Later Koschmider transferred the Beatles to the Kaiserkeller and it was apparent how much they had improved. They were now much more professional but what I remember most from those early performances was the sight of bass player Stuart Sutcliffe playing and singing the old Carl Perkins song ‘Matchbox’. He looked really different from the other Beatles. In retrospect he seemed something of a lonely figure, and he didn’t even look like the other members of the group. The rest of the Beatles were dressed casually and irregularly whilst Stuart deliberately tried to look like James Dean. I don’t think it was a surprise when he left the group. I would describe it as more like inevitable.
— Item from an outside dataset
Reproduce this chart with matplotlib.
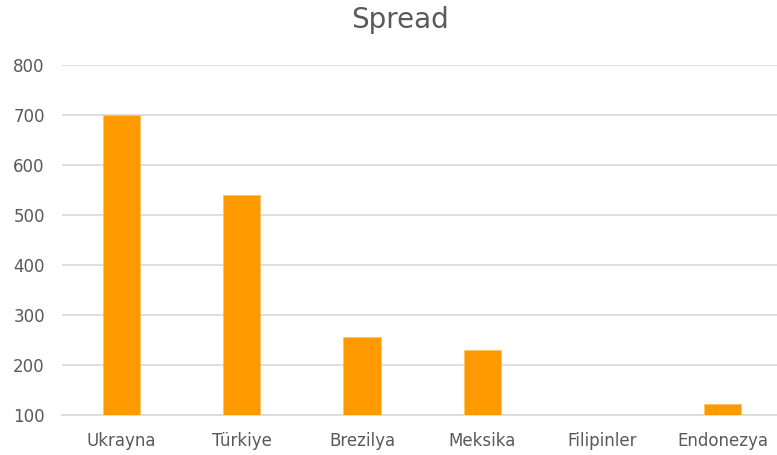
import matplotlib.pyplot as plt
import numpy as np

countries = ['Ukrayna', 'Türkiye', 'Brezilya', 'Meksika', 'Filipinler', 'Endonezya']
spread = [700, 540, 256, 230, 100, 122]
yticks = [100, 200, 300, 400, 500, 600, 700, 800]

text_color = '#595959'
bar_color = '#FF9900'

fig = plt.figure(figsize=(7.77, 4.55), dpi=100)
ax = fig.add_axes([0.0792, 0.0879, 0.928, 0.770])

x = np.arange(len(countries))
ax.bar(x, spread, width=0.31, bottom=0, color=bar_color, edgecolor='#FFC266', linewidth=0.6, zorder=3)

ax.set_xlim(-0.5, len(countries) - 0.5)
ax.set_ylim(100, 800)
ax.set_yticks(yticks)
ax.set_xticks(x)
ax.set_xticklabels(countries)
ax.grid(axis='y', color='#D9D9D9', linewidth=1.2, zorder=0)
ax.set_axisbelow(True)

for s in ['top', 'right', 'left']:
    ax.spines[s].set_visible(False)
ax.spines['bottom'].set_color('#D9D9D9')
ax.spines['bottom'].set_linewidth(1.2)

ax.tick_params(axis='both', length=0, labelsize=12, labelcolor=text_color)
ax.tick_params(axis='y', pad=12)
ax.tick_params(axis='x', pad=12)

fig.text(0.515, 0.955, 'Spread', ha='center', va='center', fontsize=20, color=text_color)

fig.savefig('out.png', dpi=100)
I didn’t have any trouble getting on with the Beatles, they were just normal friendly people. The only exception was John Lennon. I know I’m going to upset some people by saying this, but I found him somewhat bitter and sarcastic. I remember once whilst making a visit to Hamburg in May or June 1962 when the Beatles were playing at the newly opened Star Club, asking John how Stuart was getting on at art college. His reply was a terse ‘He’s bleeding dead!’. Of course the Beatles at that time were not yet famous and his passing was of no interest to the media, therefore I had no knowledge of his death. I must admit that I was less shocked by the news of Stuart’s demise (which was only a month or so earlier) as by Johns apparent reaction to it. I am sure his attitude was only a front and was if anything a sign of insecurity. Whether he changed after stardom I don’t know, but his habit of looking for a smartarse answer I found somewhat distasteful. If anyone thinks that being a super rich superstar prevents someone from being insecure I would disagree with them. Quite honestly with John’s early childhood experiences it would be an enormous surprise if he didn’t have some hangups, and although it would be difficult for me to remember him with great affection, it is very easy to remember him as a genius of modern song writing and a great campaigner for human rights.